## TASK DIRECTIONS
Reproduce every entry exactly, without alteration.

══ SUPPLIED MATERIAL ══

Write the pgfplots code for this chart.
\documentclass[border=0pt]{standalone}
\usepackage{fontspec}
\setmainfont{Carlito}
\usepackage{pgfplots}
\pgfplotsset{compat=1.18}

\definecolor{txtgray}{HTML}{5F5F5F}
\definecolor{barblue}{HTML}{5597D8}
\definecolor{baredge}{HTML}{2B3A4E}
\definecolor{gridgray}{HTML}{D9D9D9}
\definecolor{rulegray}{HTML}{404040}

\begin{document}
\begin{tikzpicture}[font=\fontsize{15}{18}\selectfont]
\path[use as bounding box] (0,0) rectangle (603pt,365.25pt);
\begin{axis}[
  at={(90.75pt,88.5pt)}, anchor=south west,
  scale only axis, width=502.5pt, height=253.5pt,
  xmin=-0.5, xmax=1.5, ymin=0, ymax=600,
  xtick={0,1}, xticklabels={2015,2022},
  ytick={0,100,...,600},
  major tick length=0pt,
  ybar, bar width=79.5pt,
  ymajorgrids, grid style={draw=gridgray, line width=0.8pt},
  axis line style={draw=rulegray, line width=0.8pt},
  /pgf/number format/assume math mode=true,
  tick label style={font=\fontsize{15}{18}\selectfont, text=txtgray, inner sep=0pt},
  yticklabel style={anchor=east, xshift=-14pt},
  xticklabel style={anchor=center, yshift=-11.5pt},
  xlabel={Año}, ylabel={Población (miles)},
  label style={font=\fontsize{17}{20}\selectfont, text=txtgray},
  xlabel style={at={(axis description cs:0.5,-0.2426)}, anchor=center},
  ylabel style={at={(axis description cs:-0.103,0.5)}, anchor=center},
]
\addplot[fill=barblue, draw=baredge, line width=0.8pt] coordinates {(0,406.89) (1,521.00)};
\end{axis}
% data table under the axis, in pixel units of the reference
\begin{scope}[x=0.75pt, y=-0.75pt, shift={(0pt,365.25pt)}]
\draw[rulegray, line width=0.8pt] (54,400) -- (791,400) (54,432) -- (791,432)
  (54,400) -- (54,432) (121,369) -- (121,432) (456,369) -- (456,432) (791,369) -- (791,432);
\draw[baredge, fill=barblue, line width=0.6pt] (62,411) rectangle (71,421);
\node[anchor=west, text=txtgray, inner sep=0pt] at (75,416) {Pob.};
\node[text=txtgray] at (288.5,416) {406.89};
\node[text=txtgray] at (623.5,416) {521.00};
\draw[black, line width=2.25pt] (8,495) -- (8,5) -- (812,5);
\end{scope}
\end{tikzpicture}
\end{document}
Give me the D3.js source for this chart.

═══

## FINISHED EXERCISE
Write the pgfplots code for this chart.
\documentclass[border=0pt]{standalone}
\usepackage{fontspec}
\setmainfont{Carlito}
\usepackage{pgfplots}
\pgfplotsset{compat=1.18}

\definecolor{txtgray}{HTML}{5F5F5F}
\definecolor{barblue}{HTML}{5597D8}
\definecolor{baredge}{HTML}{2B3A4E}
\definecolor{gridgray}{HTML}{D9D9D9}
\definecolor{rulegray}{HTML}{404040}

\begin{document}
\begin{tikzpicture}[font=\fontsize{15}{18}\selectfont]
\path[use as bounding box] (0,0) rectangle (603pt,365.25pt);
\begin{axis}[
  at={(90.75pt,88.5pt)}, anchor=south west,
  scale only axis, width=502.5pt, height=253.5pt,
  xmin=-0.5, xmax=1.5, ymin=0, ymax=600,
  xtick={0,1}, xticklabels={2015,2022},
  ytick={0,100,...,600},
  major tick length=0pt,
  ybar, bar width=79.5pt,
  ymajorgrids, grid style={draw=gridgray, line width=0.8pt},
  axis line style={draw=rulegray, line width=0.8pt},
  /pgf/number format/assume math mode=true,
  tick label style={font=\fontsize{15}{18}\selectfont, text=txtgray, inner sep=0pt},
  yticklabel style={anchor=east, xshift=-14pt},
  xticklabel style={anchor=center, yshift=-11.5pt},
  xlabel={Año}, ylabel={Población (miles)},
  label style={font=\fontsize{17}{20}\selectfont, text=txtgray},
  xlabel style={at={(axis description cs:0.5,-0.2426)}, anchor=center},
  ylabel style={at={(axis description cs:-0.103,0.5)}, anchor=center},
]
\addplot[fill=barblue, draw=baredge, line width=0.8pt] coordinates {(0,406.89) (1,521.00)};
\end{axis}
% data table under the axis, in pixel units of the reference
\begin{scope}[x=0.75pt, y=-0.75pt, shift={(0pt,365.25pt)}]
\draw[rulegray, line width=0.8pt] (54,400) -- (791,400) (54,432) -- (791,432)
  (54,400) -- (54,432) (121,369) -- (121,432) (456,369) -- (456,432) (791,369) -- (791,432);
\draw[baredge, fill=barblue, line width=0.6pt] (62,411) rectangle (71,421);
\node[anchor=west, text=txtgray, inner sep=0pt] at (75,416) {Pob.};
\node[text=txtgray] at (288.5,416) {406.89};
\node[text=txtgray] at (623.5,416) {521.00};
\draw[black, line width=2.25pt] (8,495) -- (8,5) -- (812,5);
\end{scope}
\end{tikzpicture}
\end{document}
Give me the D3.js source for this chart.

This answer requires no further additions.